Students plunge into Sunnyvale Park for Special Olympics

Cooper Bradfish, Reporter

   Jumping into frigid water in the middle of February in Wisconsin may make some wary at first, but students are jumping in for a good cause. 

   Fifteen D.C. Everest students are taking part in an annual Polar Plunge held to benefit the Special Olympics.

   “The gist of it is that you have to donate seventy-five to jump in a hole into freezing cold water at Sunnyvale Park,” said senior and Student Council member Elle Hersperger. 

   Many are looking to benefit the cause, but for one Everest junior, they are also carrying on a tradition started by her older sister.

   “My sister brought the polar plunge idea to school to get the student body more involved and aware of the Special Olympics so after she graduated I wanted to keep it going,” said Emma Radies, sister of 2019 Graduate Libby Radies, who started the Polar Plunge. 

   Student Council was also able to put on a bake sale prior to the Plunge to cut costs for the students looking to donate.

   Following the sale of hundreds of baked goods, Student Council lowered the personal donation by participants to fifty seven dollars and encouraged them to continue to find other ways of fundraising, according to Hersperger. 

   Ultimately, no matter the cost, students are able to understand the cause at hand, the Special Olympics, and are willing to devote their time and money to make a difference.
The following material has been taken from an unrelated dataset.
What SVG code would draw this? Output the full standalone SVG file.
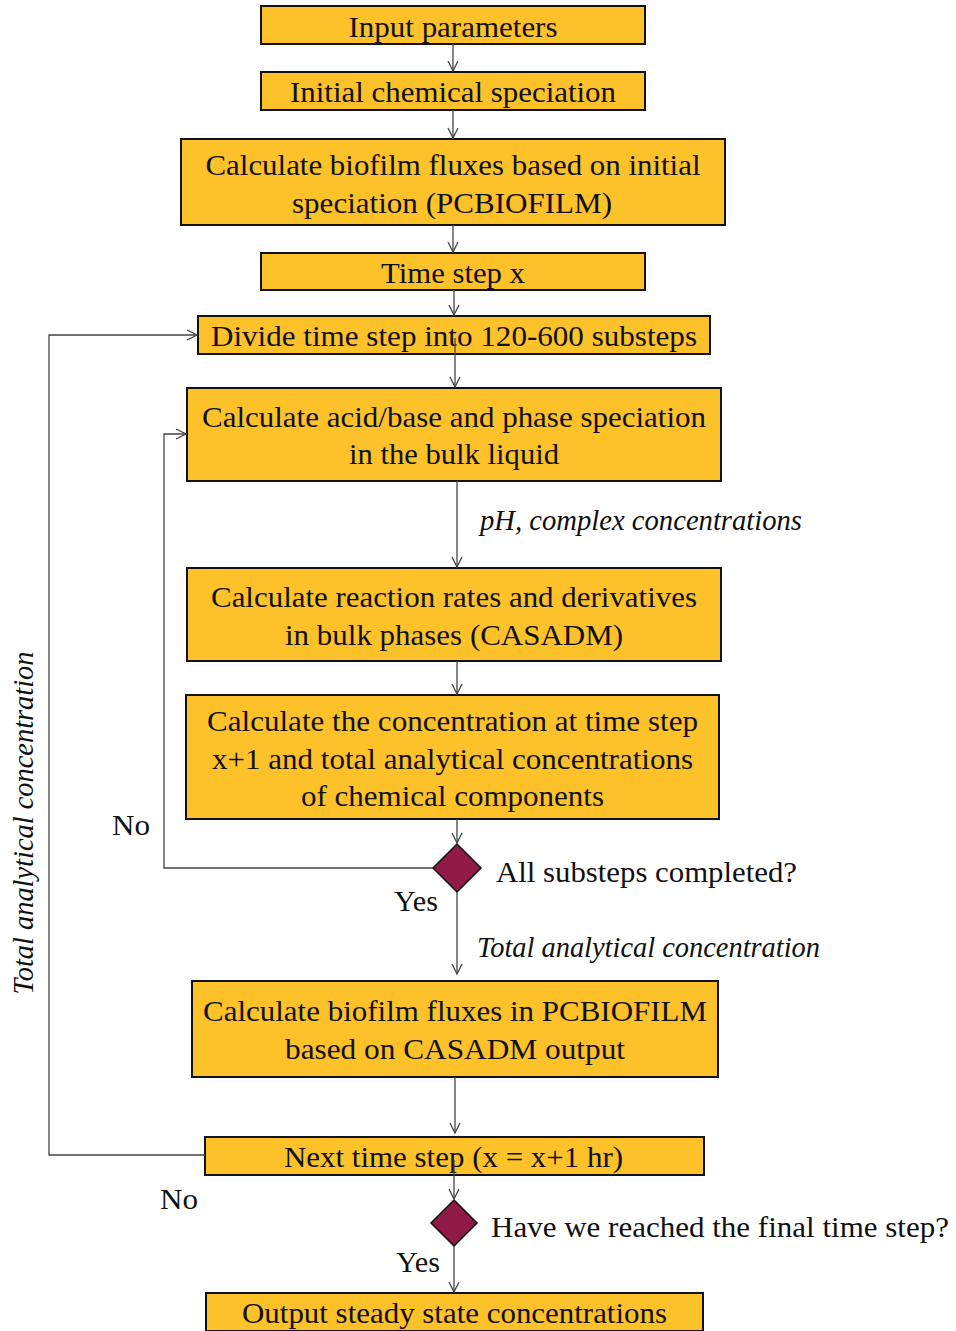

   “Knowing that our school is helping to contribute to the Special Olympics by raising money, awareness, and people actually wanting to jump into the ice cold water for it is really cool,” said Radies. 

   Student Council President William Vraney, who is also participating in the jump and recognizing the importance of the event said, “The Polar Plunge is a great way to give back to our community through the Special Olympics.”